| Exercise instructions |
Write out the entire listing below exactly as it appears, minus any pictures.

| Provided information |
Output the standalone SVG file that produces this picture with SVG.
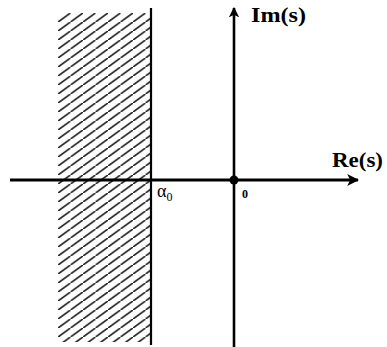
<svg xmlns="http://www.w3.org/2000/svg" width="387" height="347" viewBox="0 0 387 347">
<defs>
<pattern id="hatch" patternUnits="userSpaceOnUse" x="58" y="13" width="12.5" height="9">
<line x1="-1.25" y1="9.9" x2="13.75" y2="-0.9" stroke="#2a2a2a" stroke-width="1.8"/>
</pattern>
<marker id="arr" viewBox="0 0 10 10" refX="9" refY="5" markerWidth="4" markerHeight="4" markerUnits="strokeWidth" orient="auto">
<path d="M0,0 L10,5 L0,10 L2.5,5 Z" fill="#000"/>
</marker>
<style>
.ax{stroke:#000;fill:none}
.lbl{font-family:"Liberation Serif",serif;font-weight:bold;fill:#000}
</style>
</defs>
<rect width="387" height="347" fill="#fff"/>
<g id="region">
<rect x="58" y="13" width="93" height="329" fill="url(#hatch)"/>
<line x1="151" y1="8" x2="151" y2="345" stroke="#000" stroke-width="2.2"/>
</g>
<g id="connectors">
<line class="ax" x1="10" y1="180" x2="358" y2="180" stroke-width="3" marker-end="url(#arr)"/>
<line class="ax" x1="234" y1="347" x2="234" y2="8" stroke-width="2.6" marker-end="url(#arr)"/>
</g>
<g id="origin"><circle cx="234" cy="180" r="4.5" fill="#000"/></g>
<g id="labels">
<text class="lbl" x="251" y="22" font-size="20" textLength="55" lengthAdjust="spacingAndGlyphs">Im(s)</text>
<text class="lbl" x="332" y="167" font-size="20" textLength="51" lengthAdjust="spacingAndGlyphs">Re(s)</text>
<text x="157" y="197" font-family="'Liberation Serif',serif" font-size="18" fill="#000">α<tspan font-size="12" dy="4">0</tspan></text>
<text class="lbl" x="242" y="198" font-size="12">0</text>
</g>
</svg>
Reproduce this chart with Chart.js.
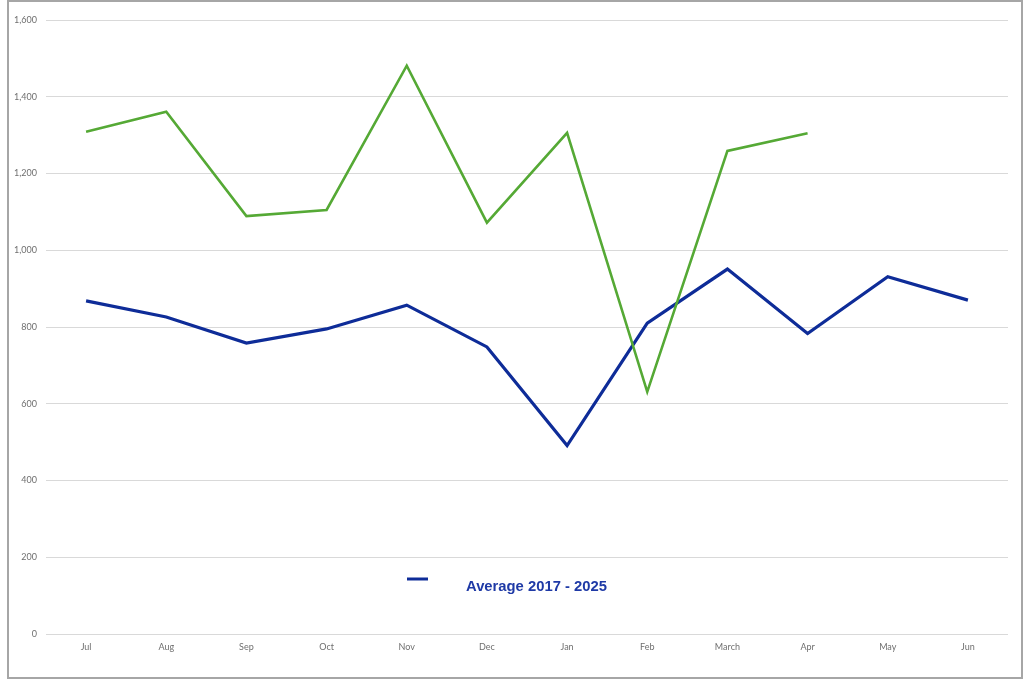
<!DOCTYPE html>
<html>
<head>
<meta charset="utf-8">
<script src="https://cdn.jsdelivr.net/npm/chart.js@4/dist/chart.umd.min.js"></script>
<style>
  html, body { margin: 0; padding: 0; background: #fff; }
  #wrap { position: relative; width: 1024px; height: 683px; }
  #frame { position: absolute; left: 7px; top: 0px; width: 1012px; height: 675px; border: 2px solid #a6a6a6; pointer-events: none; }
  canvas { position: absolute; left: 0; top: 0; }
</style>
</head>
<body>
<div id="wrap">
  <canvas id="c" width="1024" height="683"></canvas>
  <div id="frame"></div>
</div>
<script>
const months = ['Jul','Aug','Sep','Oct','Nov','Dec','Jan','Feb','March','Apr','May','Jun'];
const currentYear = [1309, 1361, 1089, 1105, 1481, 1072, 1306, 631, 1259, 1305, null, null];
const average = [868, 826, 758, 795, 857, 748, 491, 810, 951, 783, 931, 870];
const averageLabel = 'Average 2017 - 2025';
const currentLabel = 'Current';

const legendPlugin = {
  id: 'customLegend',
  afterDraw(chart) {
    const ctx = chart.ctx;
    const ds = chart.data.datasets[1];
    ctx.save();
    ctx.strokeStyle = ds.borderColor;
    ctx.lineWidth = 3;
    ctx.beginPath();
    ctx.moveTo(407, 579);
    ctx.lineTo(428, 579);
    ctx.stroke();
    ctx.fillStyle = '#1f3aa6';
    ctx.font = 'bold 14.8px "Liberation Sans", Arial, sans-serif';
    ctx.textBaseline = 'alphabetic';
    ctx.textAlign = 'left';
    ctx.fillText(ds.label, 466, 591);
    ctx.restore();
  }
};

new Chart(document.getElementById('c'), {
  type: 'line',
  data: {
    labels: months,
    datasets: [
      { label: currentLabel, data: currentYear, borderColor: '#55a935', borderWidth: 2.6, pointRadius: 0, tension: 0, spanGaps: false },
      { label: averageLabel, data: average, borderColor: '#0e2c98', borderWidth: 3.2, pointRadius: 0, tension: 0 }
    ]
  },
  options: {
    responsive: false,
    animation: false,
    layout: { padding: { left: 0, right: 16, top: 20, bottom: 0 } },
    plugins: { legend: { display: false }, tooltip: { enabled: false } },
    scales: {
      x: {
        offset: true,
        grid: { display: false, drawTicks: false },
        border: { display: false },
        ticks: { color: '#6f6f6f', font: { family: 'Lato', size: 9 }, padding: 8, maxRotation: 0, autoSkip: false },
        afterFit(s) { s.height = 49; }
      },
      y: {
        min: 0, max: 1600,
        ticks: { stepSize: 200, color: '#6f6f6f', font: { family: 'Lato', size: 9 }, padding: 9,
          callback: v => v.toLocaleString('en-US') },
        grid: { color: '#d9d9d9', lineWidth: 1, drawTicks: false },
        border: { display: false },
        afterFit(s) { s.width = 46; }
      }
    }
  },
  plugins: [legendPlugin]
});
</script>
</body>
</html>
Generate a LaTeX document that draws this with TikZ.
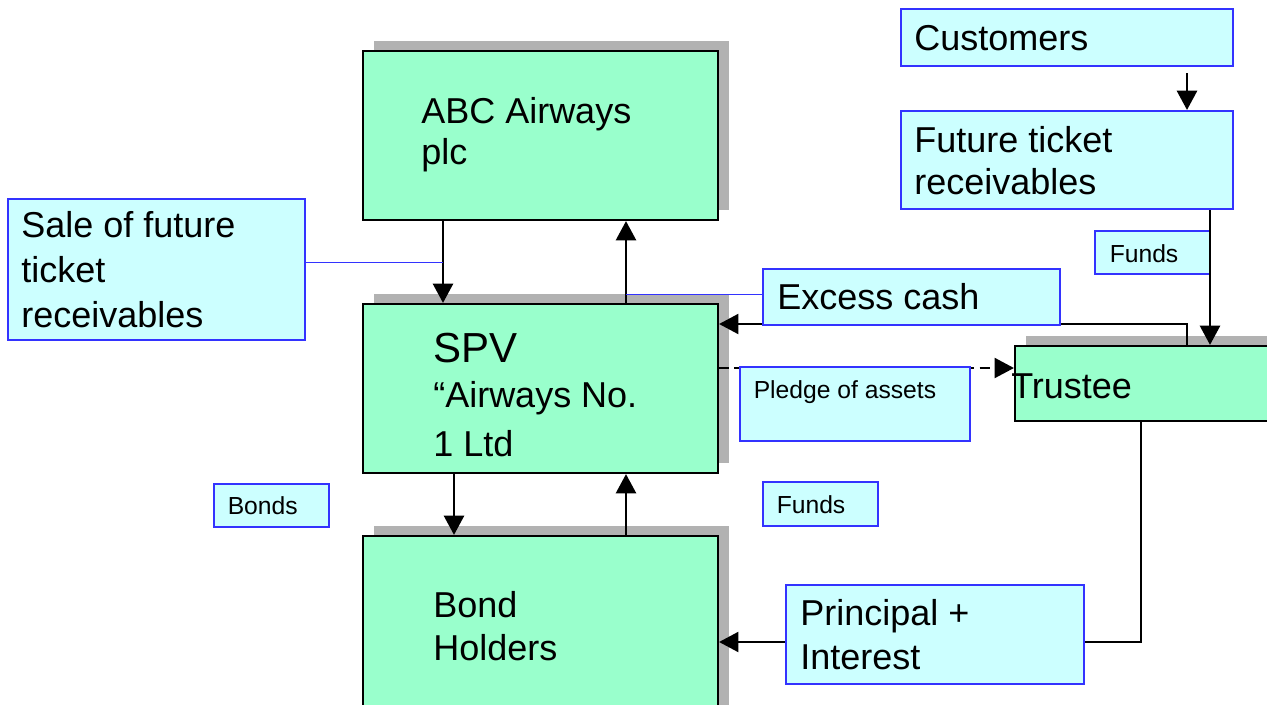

| Written solution |
Output the standalone SVG file that produces this picture with SVG.
<svg xmlns="http://www.w3.org/2000/svg" width="387" height="347" viewBox="0 0 387 347">
<defs>
<pattern id="hatch" patternUnits="userSpaceOnUse" x="58" y="13" width="12.5" height="9">
<line x1="-1.25" y1="9.9" x2="13.75" y2="-0.9" stroke="#2a2a2a" stroke-width="1.8"/>
</pattern>
<marker id="arr" viewBox="0 0 10 10" refX="9" refY="5" markerWidth="4" markerHeight="4" markerUnits="strokeWidth" orient="auto">
<path d="M0,0 L10,5 L0,10 L2.5,5 Z" fill="#000"/>
</marker>
<style>
.ax{stroke:#000;fill:none}
.lbl{font-family:"Liberation Serif",serif;font-weight:bold;fill:#000}
</style>
</defs>
<rect width="387" height="347" fill="#fff"/>
<g id="region">
<rect x="58" y="13" width="93" height="329" fill="url(#hatch)"/>
<line x1="151" y1="8" x2="151" y2="345" stroke="#000" stroke-width="2.2"/>
</g>
<g id="connectors">
<line class="ax" x1="10" y1="180" x2="358" y2="180" stroke-width="3" marker-end="url(#arr)"/>
<line class="ax" x1="234" y1="347" x2="234" y2="8" stroke-width="2.6" marker-end="url(#arr)"/>
</g>
<g id="origin"><circle cx="234" cy="180" r="4.5" fill="#000"/></g>
<g id="labels">
<text class="lbl" x="251" y="22" font-size="20" textLength="55" lengthAdjust="spacingAndGlyphs">Im(s)</text>
<text class="lbl" x="332" y="167" font-size="20" textLength="51" lengthAdjust="spacingAndGlyphs">Re(s)</text>
<text x="157" y="197" font-family="'Liberation Serif',serif" font-size="18" fill="#000">α<tspan font-size="12" dy="4">0</tspan></text>
<text class="lbl" x="242" y="198" font-size="12">0</text>
</g>
</svg>
Reproduce this chart with Chart.js.
<!DOCTYPE html>
<html>
<head>
<meta charset="utf-8">
<script src="https://cdn.jsdelivr.net/npm/chart.js@4/dist/chart.umd.min.js"></script>
<style>
  html, body { margin: 0; padding: 0; background: #fff; }
  #wrap { position: relative; width: 1024px; height: 683px; }
  #frame { position: absolute; left: 7px; top: 0px; width: 1012px; height: 675px; border: 2px solid #a6a6a6; pointer-events: none; }
  canvas { position: absolute; left: 0; top: 0; }
</style>
</head>
<body>
<div id="wrap">
  <canvas id="c" width="1024" height="683"></canvas>
  <div id="frame"></div>
</div>
<script>
const months = ['Jul','Aug','Sep','Oct','Nov','Dec','Jan','Feb','March','Apr','May','Jun'];
const currentYear = [1309, 1361, 1089, 1105, 1481, 1072, 1306, 631, 1259, 1305, null, null];
const average = [868, 826, 758, 795, 857, 748, 491, 810, 951, 783, 931, 870];
const averageLabel = 'Average 2017 - 2025';
const currentLabel = 'Current';

const legendPlugin = {
  id: 'customLegend',
  afterDraw(chart) {
    const ctx = chart.ctx;
    const ds = chart.data.datasets[1];
    ctx.save();
    ctx.strokeStyle = ds.borderColor;
    ctx.lineWidth = 3;
    ctx.beginPath();
    ctx.moveTo(407, 579);
    ctx.lineTo(428, 579);
    ctx.stroke();
    ctx.fillStyle = '#1f3aa6';
    ctx.font = 'bold 14.8px "Liberation Sans", Arial, sans-serif';
    ctx.textBaseline = 'alphabetic';
    ctx.textAlign = 'left';
    ctx.fillText(ds.label, 466, 591);
    ctx.restore();
  }
};

new Chart(document.getElementById('c'), {
  type: 'line',
  data: {
    labels: months,
    datasets: [
      { label: currentLabel, data: currentYear, borderColor: '#55a935', borderWidth: 2.6, pointRadius: 0, tension: 0, spanGaps: false },
      { label: averageLabel, data: average, borderColor: '#0e2c98', borderWidth: 3.2, pointRadius: 0, tension: 0 }
    ]
  },
  options: {
    responsive: false,
    animation: false,
    layout: { padding: { left: 0, right: 16, top: 20, bottom: 0 } },
    plugins: { legend: { display: false }, tooltip: { enabled: false } },
    scales: {
      x: {
        offset: true,
        grid: { display: false, drawTicks: false },
        border: { display: false },
        ticks: { color: '#6f6f6f', font: { family: 'Lato', size: 9 }, padding: 8, maxRotation: 0, autoSkip: false },
        afterFit(s) { s.height = 49; }
      },
      y: {
        min: 0, max: 1600,
        ticks: { stepSize: 200, color: '#6f6f6f', font: { family: 'Lato', size: 9 }, padding: 9,
          callback: v => v.toLocaleString('en-US') },
        grid: { color: '#d9d9d9', lineWidth: 1, drawTicks: false },
        border: { display: false },
        afterFit(s) { s.width = 46; }
      }
    }
  },
  plugins: [legendPlugin]
});
</script>
</body>
</html>
Generate a LaTeX document that draws this with TikZ.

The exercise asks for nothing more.